When we get inside and meet Mr Kamoshita, he explains how the Ivy League look remains his key inspiration. “Ivy League style is something spiritual to me,” he says. “People who adhere to it never look elsewhere. For example, never blue jeans. Never Converse. Only [Sperry] Top-Siders. And only white jeans.”

Spending a week with Mr Kamoshita quickly reveals he has a few other style principles (not mottos – he says they’re “too restrictive” for the role of a forward-thinking creative director) to uphold. This includes never wearing a T-shirt under a shirt. “Not cool.”

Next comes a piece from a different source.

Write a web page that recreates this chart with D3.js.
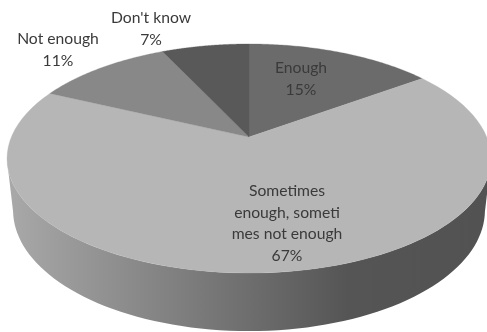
<!DOCTYPE html>
<html><head><meta charset="utf-8">
<script src="https://cdn.jsdelivr.net/npm/d3@7"></script>
<style>html,body{margin:0;padding:0;background:#fff}svg{display:block;filter:blur(0.35px)}
text{font-family:Lato,"Open Sans",sans-serif;font-size:15.7px;fill:#3a3a3a;text-anchor:middle}</style>
</head><body><svg id="c" width="487" height="332"></svg>
<script>
const categories = ["Enough", "Sometimes enough, sometimes not enough", "Not enough", "Don't know"];
const values = [15, 67, 11, 7];
const sliceColors = ["#6b6b6b", "#b6b6b6", "#888888", "#595959"];
const labelLines = [["Enough","15%"],["Sometimes","enough, someti","mes not enough","67%"],["Not enough","11%"],["Don't know","7%"]];
const labelPos = [[301,73],[287,196],[58,44],[151,23]];

const cx=249, cy=137, R=237.7, h=110.5, k=0.1878;
const wallShrink=0.975, wallSide=50, wallFront=58;
const project=a=>{const u=Math.sin(a),v=-Math.cos(a),w=1-k*v;return [cx+R*u/w, cy+h*v/w];};
const projectBase=a=>{const p=project(a),v=Math.max(0,-Math.cos(a));
  return [cx+(p[0]-cx)*wallShrink, p[1]+wallSide+(wallFront-wallSide)*v];};
const arcPts=(a0,a1,f=project)=>d3.range(0,81).map(i=>f(a0+(a1-a0)*i/80));
const line=d3.line();
const svg=d3.select("#c");
const defs=svg.append("defs");
const grad=defs.append("linearGradient").attr("id","side").attr("gradientUnits","userSpaceOnUse")
  .attr("x1",7).attr("x2",487).attr("y1",0).attr("y2",0);
[[0,"#a9a9a9"],[0.35,"#808080"],[0.71,"#555555"],[1,"#525252"]].forEach(s=>grad.append("stop").attr("offset",s[0]).attr("stop-color",s[1]));

const TAU=Math.PI*2, a0=TAU*0.282, a1=TAU*0.718;
svg.append("path").attr("fill","url(#side)")
  .attr("d",line(arcPts(a0,a1).concat(arcPts(a1,a0,projectBase)))+"Z");

const pie=d3.pie().sort(null)(values);
svg.append("g").selectAll("path").data(pie).join("path")
  .attr("fill",(d,i)=>sliceColors[i])
  .attr("stroke",(d,i)=>sliceColors[i]).attr("stroke-width",0.3)
  .attr("d",d=>line([[cx,cy]].concat(arcPts(d.startAngle,d.endAngle)))+"Z");

svg.append("g").selectAll("text").data(labelLines).join("text")
  .attr("transform",(d,i)=>`translate(${labelPos[i][0]},${labelPos[i][1]})`)
  .each(function(d){d3.select(this).selectAll("tspan").data(d).join("tspan")
    .attr("x",0).attr("dy",(t,j)=>j?21.5:0).text(t=>t);});
</script></body></html>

But you will also find him to be one of Tokyo’s most unstuffy and jovial men of influence. He’s famously well dressed, but easy-going, and with a distinct essence of the Shitamachi local boy done good. In more familiar terms, he’s a lot more Sir Michael Caine than Mayfair man. Over the course of the week, he offered us a well-informed take on the annals of Japanese style history while guiding us through his enviably stylish world.

Monday

“This is my home in Edogawa, in east Tokyo. The style is a mix of mid-20th-century Western with Japanese traditions. I styled the interior so that I’m surrounded by beautiful objects. In such an environment, there’s a type of tension that influences the way you think and live. I might be at home, where I try to relax as much as I can, but I never want to appear rough. I received the shodo calligraphy art from my father. It’s important for that reason, but I don’t know what it says.”

Tuesday

“I love double-breasted jackets. Even when it’s casual and worn at home, as with this knitted version. A double-breasted jacket offers a point of difference from how most people dress. My house is basically out in the sticks. My parents and my wife’s parents lived nearby, which meant I had no choice but to move here. There’s no particular reason I chose the area, other than that. In my spare time, I like to play golf – but my handicap will remain a secret to you.”

Wednesday

“The Asakusa district is where I grew up. It’s a historic place and there are so many good Japanese places to eat, as well as French and Italian. The Japanese way of dressing is similar to the way Italians dress: considered yet conservative. There is no class system in Japan, which affords guys who consider themselves dandies a little more freedom. From a young age, the Ivy League informed my look – I don’t wear socks with penny loafers.”

Thursday

“This is the United Arrows atelier and archive in central Tokyo. It houses fabrics, old magazines and books. Fashion now is taking inspiration from the 1950s – the fabrics, the colours and the designs – and I choose mine from this room and reconstruct styles of old for Camoshita. I’m wearing tailoring here, but I don’t every day. I do usually wear a jacket, though, either with a tie or not. My key item is a grey flannel suit. That may be a little boring, but it’s an important look.”

friday

“This is the UA Bar in Gaienmae, Tokyo’s unofficial fashion district, and it’s my favourite place in the city. The colours of my outfit and the open collar on my shirt have a very mid-20th-century feel – reminiscent of the French Riviera, Havana or California. My favourite drink at the UA Bar is the spicy mojito.”